On Making the Fed’s Governance Constitutional

In his book “The Power and Independence of the Federal Reserve,” Peter Conti-Brown argues that Federal Reserve Bank Presidents are, in effect, important government officials, by virtue of voting on monetary policy, and so (a) should be chosen in a democratically accountable way and (b) to accord with the constitution, should  be either appointed by the President of the United States and confirmed by the Senate, or treated as “inferior officers.”

I am like Justin Fox and many others at a 2015 Brookings event that Justin reports on in thinking that the Federal Reserve Bank Presidents voting on monetary policy in a way close to the way things are now is good for monetary policy. In particular, it helps in allowing a diversity of views to make its way into monetary policy. Crucially, each Federal Reserve Bank President has the staff to really investigate different angles on monetary policy. And indeed, one of the most valuable reforms would be to give more staff and more independence of the Governors in Washington DC from the Chair of the Fed–as well as higher salaries more in line with the Federal Reserve Bank Presidents so that they would be less tempted to quit as Governors after only a few years. 

Despite thinking that the current de facto status of Federal Reserve Bank Presidents is good for monetary policy, and that indeed that the Governors’ status should be raised by giving them some of the attractive job characteristics that the Federal Reserve Bank Presidents have, I take the constitutional issue seriously. I wrote to Peter by email of an idea of how to make the Fed’s governance structure constitutional by clarifying that the Federal Reserve Bank Presidents’ are indeed inferior officers, de jure, and indeed making their appointment more consistent with being inferior officers, but otherwise keeping the role of Federal Reserve Bank Presidents essentially the same as now. Here is what I wrote, with a few words added for clarification:

I think it would be very interesting to investigate the extent to which–even without new legislation–a strong Chair, working with the Fed’s Chief Counsel, could implement the “Federal Reserve Bank Presidents as inferior officers” reform. 
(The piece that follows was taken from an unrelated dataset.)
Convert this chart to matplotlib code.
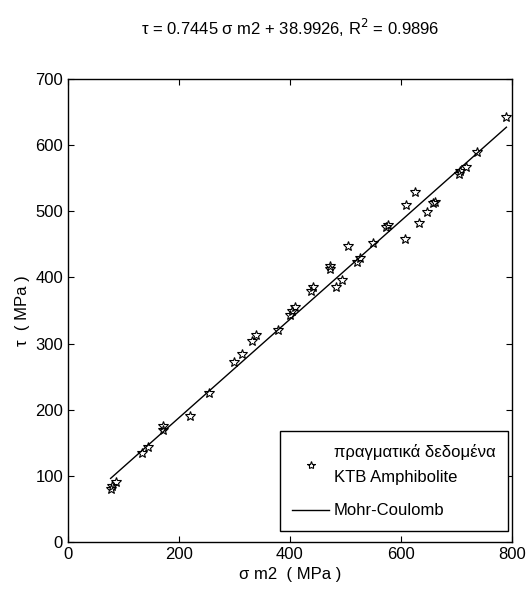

As far as removal goes, I think a legal report could take your line that constitutionally, as inferior officers, the bank presidents must be removable by the board–whether the statute said so or not–and that that was the legal position of the board would take to the extent the question of whether the presidents were inferior officers or whether a president was removable ever came up. This would presumably be associated with reassurances that the board had no intentions of removing any president any time soon. It would cause some kerfuffle, but that would die down reasonably soon after repeated assurances that the board had no intention of actually removing any president any time soon, but that it was just forced to the conclusion of its ability to do so by the law.

As far as appointment goes, the rules already give the board a substantial role in the appointment process. As I understand it, it already requires both the assent of the Board of Governors and the assent of the board of the particular federal reserve bank to make a president. The Board of Governors could easily be much more assertive in this process than it is. And indeed I think the trend is in that direction. For example, I heard that the FRB took a big role in the selection of the SF Fed Bank’s current president. Of course, the place to start would be for the Board of Governors to be extremely assertive in the choice of the president of the NY Fed.

I disagree with you about bank presidents voting on the FOMC. Because they have their own staffs and an attractive job that they will continue in for some time, they provide important diversity in viewpoints–both on the hawkish side and on the dovish side. I think greater Board of Governors assertiveness in the selection of bank presidents solves the most important institutional design problem from the standpoint of good policy outcomes, while simply asserting that the constitution overrides the statute so that the Board of Governors can remove bank presidents if it comes to that solves the constitutional problem.

Let me add this: if, to smart lawyers, this interpretation of the law seems right, one can imagine the chief lawyer of one of the regional Feds replying to a query from its president by saying:

I have good news and bad news.

The good news is that you are constitutional.

The bad news is that you can be fired.